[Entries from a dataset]
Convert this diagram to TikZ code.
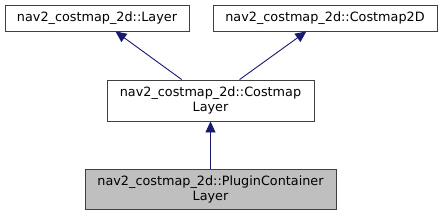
\documentclass[tikz,border=0pt]{standalone}
\usepackage{fontspec}
\setmainfont{DejaVu Sans}
\usetikzlibrary{arrows.meta}
\definecolor{edgeblue}{HTML}{191970}
\definecolor{boxgray}{HTML}{BFBFBF}
\definecolor{boxline}{HTML}{404040}

\begin{document}
\begin{tikzpicture}[x=1pt, y=-1pt,
  every node/.style={draw=boxline, line width=0.9pt, rectangle, inner sep=0pt, align=center, font=\fontsize{12.8}{15}\selectfont},
  inherit/.style={draw=edgeblue, line width=0.9pt, -{Triangle[length=11pt,width=10pt]}}]

\useasboundingbox (0,0) rectangle (443,216);

\node[minimum width=184pt, minimum height=26pt] (layer) at (97,18) {nav2\_costmap\_2d::Layer};
\node[minimum width=224pt, minimum height=26pt] (costmap2d) at (325,18) {nav2\_costmap\_2d::Costmap2D};
\node[minimum width=207pt, minimum height=41pt] (costmaplayer) at (210.5,100.5) {nav2\_costmap\_2d::Costmap\\Layer};
\node[fill=boxgray, minimum width=251pt, minimum height=40pt] (plugin) at (210.5,189) {nav2\_costmap\_2d::PluginContainer\\Layer};

\foreach \parent in {layer, costmap2d} {
    \draw[inherit] (costmaplayer) -- (\parent);
}
\draw[inherit] (plugin) -- (costmaplayer);

\end{tikzpicture}
\end{document}
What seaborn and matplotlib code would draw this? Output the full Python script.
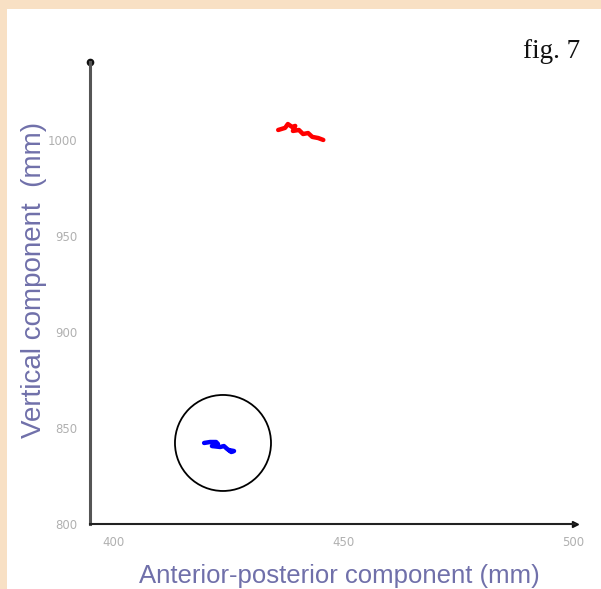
import numpy as np
import pandas as pd
import seaborn as sns
import matplotlib.pyplot as plt
from matplotlib.patches import Ellipse, Rectangle

# trace of the centre of pressure (mm)
red_x = [435.9, 437.4, 438.0, 438.9, 439.6, 439.1, 440.4, 441.3, 442.4, 443.3, 444.6, 445.7]
red_y = [1005.2, 1006.3, 1008.3, 1006.8, 1007.3, 1004.7, 1005.2, 1003.1, 1003.6, 1001.6, 1001.0, 1000.0]
blue_x = [419.8, 421.1, 422.4, 422.8, 421.5, 423.3, 424.1, 424.8, 425.7, 426.3, 425.2]
blue_y = [842.2, 842.7, 842.7, 841.7, 840.6, 840.1, 840.6, 839.1, 837.5, 838.0, 838.5]

x_ticks = [400, 450, 500]
y_ticks = [800, 850, 900, 950, 1000]

sns.set_style("white")

W, H = 601, 589
fig = plt.figure(figsize=(W / 100, H / 100), dpi=100)
fig.patch.set_facecolor("#f8e0c4")
fig.patches.append(Rectangle((7 / W, 0), 1, 1 - 9 / H, transform=fig.transFigure,
                             facecolor="white", edgecolor="none", zorder=-5))

ax = fig.add_axes([90 / W, 1 - 524 / H, (575 - 90) / W, (524 - 62) / H])
ax.set_facecolor("none")
ax.set_zorder(2)

red = pd.DataFrame({"x": red_x, "y": red_y})
blue = pd.DataFrame({"x": blue_x, "y": blue_y})
sns.lineplot(data=red, x="x", y="y", sort=False, estimator=None, color="#ff0000", lw=3.2, ax=ax)
sns.lineplot(data=blue, x="x", y="y", sort=False, estimator=None, color="#0000ff", lw=3.2, ax=ax)

# circle round the blue trace
ax.add_patch(Ellipse((423.9, 842.2), 96 / 4.6, 96 / 1.92, fill=False, edgecolor="black", lw=1.3))

ax.set_xlim(395.0, 500.4)
ax.set_ylim(800, 1040.6)
ax.set_xticks(x_ticks)
ax.set_yticks(y_ticks)
ax.tick_params(axis="both", direction="out", length=2, width=1.5, color="#222222",
               labelsize=8.5, labelcolor="#b0b0b0", pad=7)
for lab in ax.get_xticklabels() + ax.get_yticklabels():
    lab.set_family("DejaVu Sans")

for s in ["top", "right"]:
    ax.spines[s].set_visible(False)
ax.spines["left"].set_color("#555555")
ax.spines["left"].set_linewidth(2.2)
ax.spines["bottom"].set_color("#222222")
ax.spines["bottom"].set_linewidth(1.5)
ax.plot(0, 1, marker="o", color="#111111", ms=4.5, transform=ax.transAxes, clip_on=False)
ax.plot(1, 0, marker=">", color="#111111", ms=5, transform=ax.transAxes, clip_on=False)

ax.set_xlabel("")
ax.set_ylabel("")
fig.text(34 / W, 1 - 280 / H, "Vertical component  (mm)", rotation=90, ha="center", va="center",
         family="Liberation Sans", fontsize=20, color="#7070aa")
fig.text(339 / W, 1 - 588 / H, "Anterior-posterior component (mm)", ha="center", va="bottom",
         family="Liberation Sans", fontsize=18.5, color="#7070aa")
fig.text(580 / W, 1 - 58 / H, "fig. 7", ha="right", va="baseline",
         family="Liberation Serif", fontsize=19.5, color="#111111")

fig.savefig("out.png", dpi=100)
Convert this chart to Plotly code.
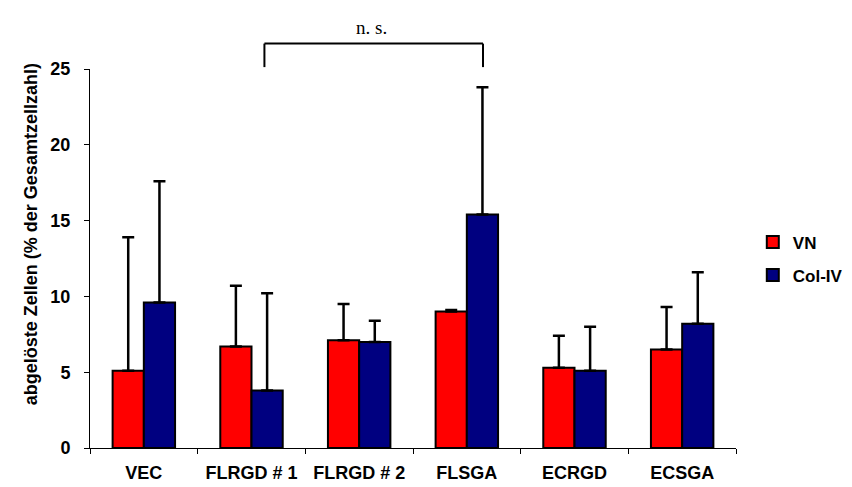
import plotly.graph_objects as go

categories = ["VEC", "FLRGD # 1", "FLRGD # 2", "FLSGA", "ECRGD", "ECSGA"]
vn_values = [5.1, 6.7, 7.1, 9.0, 5.3, 6.5]
vn_errors = [8.8, 4.0, 2.4, 0.1, 2.1, 2.8]
col_values = [9.6, 3.8, 7.0, 15.4, 5.1, 8.2]
col_errors = [8.0, 6.4, 1.4, 8.4, 2.9, 3.4]
y_ticks = [0, 5, 10, 15, 20, 25]

FONT = "Liberation Sans, Arial, sans-serif"

fig = go.Figure()
for name, vals, errs, color in [("VN", vn_values, vn_errors, "#FF0000"),
                                ("Col-IV", col_values, col_errors, "#000080")]:
    fig.add_trace(go.Bar(
        x=categories, y=vals, name=name, legendgroup=name,
        marker=dict(color=color, line=dict(color="black", width=2)),
        error_y=dict(type="data", array=errs, arrayminus=[0] * len(errs),
                     symmetric=False, color="black", thickness=2.5, width=6),
    ))

fig.update_layout(
    width=852, height=487,
    margin=dict(l=82, r=105, t=61, b=39),
    paper_bgcolor="white", plot_bgcolor="white",
    barmode="group", bargap=0.42, bargroupgap=0,
    font=dict(family=FONT, size=16, color="black", weight="bold"),
    showlegend=True,
    legend=dict(x=1.026, y=0.59, xanchor="left", yanchor="top",
                font=dict(family=FONT, size=17, color="black", weight="bold"),
                tracegroupgap=8, bgcolor="rgba(0,0,0,0)"),
)
fig.update_xaxes(
    type="category", showline=True, linecolor="black", linewidth=1,
    ticks="outside", tickson="boundaries", ticklen=5, tickcolor="black",
    showgrid=False, zeroline=False, ticklabelstandoff=8,
    tickfont=dict(family=FONT, size=18, color="black", weight="bold"),
)
fig.update_yaxes(
    range=[0, 25], tickvals=y_ticks, showline=True, linecolor="black", linewidth=1,
    ticks="outside", ticklen=5, tickcolor="black", showgrid=False, zeroline=False,
    ticklabelstandoff=10,
    tickfont=dict(family=FONT, size=18, color="black", weight="bold"),
)

# y-axis title
fig.add_annotation(text="abgelöste Zellen (% der Gesamtzellzahl)", textangle=-90,
                   xref="paper", yref="paper", x=-0.092, y=0.563,
                   xanchor="center", yanchor="middle", showarrow=False,
                   font=dict(family=FONT, size=18, color="black", weight="bold"))

# significance bracket
bx0, bx1 = 1.12, 3.15
by_top, by_bot = 1.067, 1.005
for (x0, y0, x1, y1) in [(bx0, by_top, bx1, by_top), (bx0, by_bot, bx0, by_top), (bx1, by_bot, bx1, by_top)]:
    fig.add_shape(type="line", xref="x", yref="paper", x0=x0, y0=y0, x1=x1, y1=y1,
                  line=dict(color="black", width=2))
fig.add_annotation(text="n. s.", xref="x", yref="paper", x=2.11, y=1.11,
                   xanchor="center", yanchor="middle", showarrow=False,
                   font=dict(family="Liberation Serif, Times New Roman, serif", size=19,
                             color="black", weight="normal"))

fig.write_html("out.html")
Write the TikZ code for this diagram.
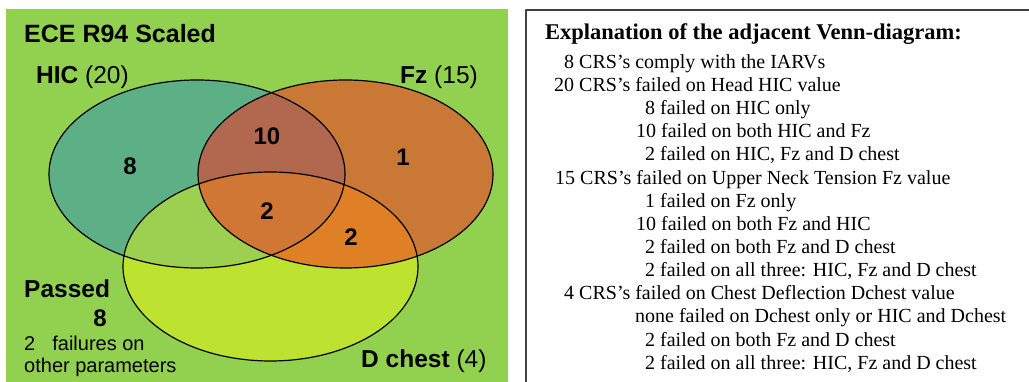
\documentclass[tikz,border=0pt]{standalone}
\usepackage{fontspec}
\setmainfont{Liberation Serif}
\setsansfont{Liberation Sans}
\usepackage{pgf,tikz}

\definecolor{panelgreen}{RGB}{146,208,80}
\definecolor{hicblue}{RGB}{20,130,210}
\definecolor{fzred}{RGB}{255,40,30}
\definecolor{chestyellow}{RGB}{255,255,0}

\begin{document}
\begin{tikzpicture}[line cap=round,line join=round,x=1pt,y=-1pt,
  lbl/.style={inner sep=0pt,anchor=base west,font=\sffamily\fontsize{24.5}{28}\selectfont},
  num/.style={inner sep=0pt,font=\sffamily\bfseries\fontsize{24}{28}\selectfont},
  txt/.style={inner sep=0pt,anchor=base west,font=\fontsize{20}{23}\selectfont}]
\useasboundingbox (0,0) rectangle (1029,382);
\fill[panelgreen] (6,9) rectangle (508,382);
\draw[black!75,line width=1.3pt] (526,382) -- (526,10) -- (1029,10);
% set centres
\coordinate (hicc) at (197,174);
\coordinate (fzc) at (345.5,174);
\coordinate (chestc) at (270.5,266.5);
\fill[hicblue,fill opacity=0.42] (hicc) ellipse [x radius=148pt,y radius=94pt];
\fill[chestyellow,fill opacity=0.4] (chestc) ellipse [x radius=147.5pt,y radius=94.5pt];
\fill[fzred,fill opacity=0.52] (fzc) ellipse [x radius=147.5pt,y radius=94pt];
\draw[line width=1.2pt] (hicc) ellipse [x radius=148pt,y radius=94pt];
\draw[line width=1.2pt] (fzc) ellipse [x radius=147.5pt,y radius=94pt];
\draw[line width=1.2pt] (chestc) ellipse [x radius=147.5pt,y radius=94.5pt];
% labels
\node[lbl] (title) at (24,43) {\bfseries\fontsize{25}{28}\selectfont ECE R94 Scaled};
\node[lbl] (hic) at (36,84) {\textbf{HIC} (20)};
\node[lbl] (fz) at (400,84) {\textbf{Fz} (15)};
\node[lbl] (chest) at (361,367) {\textbf{D chest} (4)};
\node[lbl] (passed) at (24,297.5) {\bfseries Passed};
\node[num,anchor=base] (npassed) at (100,326.5) {8};
\node[txt,font=\sffamily\fontsize{20}{23}\selectfont] (other1) at (24,351) {2\hspace{17pt}failures on};
\node[txt,font=\sffamily\fontsize{20}{23}\selectfont] (other2) at (24,373) {other parameters};
% region counts
\node[num] (nhic) at (130,166) {8};
\node[num] (nhicfz) at (267,136) {10};
\node[num] (nfz) at (403,157) {1};
\node[num] (nall) at (267,211) {2};
\node[num] (nfzchest) at (351,237) {2};
% explanation
\node[txt,font=\bfseries\fontsize{22.5}{26}\selectfont] (expl) at (545,40) {Explanation of the adjacent Venn-diagram:};
\node[txt] (e1) at (564,68.3) {8 CRS’s comply with the IARVs};
\node[txt] (e2) at (554,91.5) {20 CRS’s failed on Head HIC value};
\node[txt] (e3) at (645,114.6) {8 failed on HIC only};
\node[txt] (e4) at (636,137.8) {10 failed on both HIC and Fz};
\node[txt] (e5) at (645,160.9) {2 failed on HIC, Fz and D chest};
\node[txt] (e6) at (555,184.1) {15 CRS’s failed on Upper Neck Tension Fz value};
\node[txt] (e7) at (645,207.2) {1 failed on Fz only};
\node[txt] (e8) at (636,230.4) {10 failed on both Fz and HIC};
\node[txt] (e9) at (645,253.5) {2 failed on both Fz and D chest};
\node[txt] (e10) at (645,276.7) {2 failed on all three: HIC, Fz and D chest};
\node[txt] (e11) at (564,299.8) {4 CRS’s failed on Chest Deflection Dchest value};
\node[txt] (e12) at (635,323.0) {none failed on Dchest only or HIC and Dchest};
\node[txt] (e13) at (645,346.1) {2 failed on both Fz and D chest};
\node[txt] (e14) at (645,369.3) {2 failed on all three: HIC, Fz and D chest};
\end{tikzpicture}
\end{document}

Given task: Report how many lines of the preceding records include "Convert". Output the number only.

Task response: 2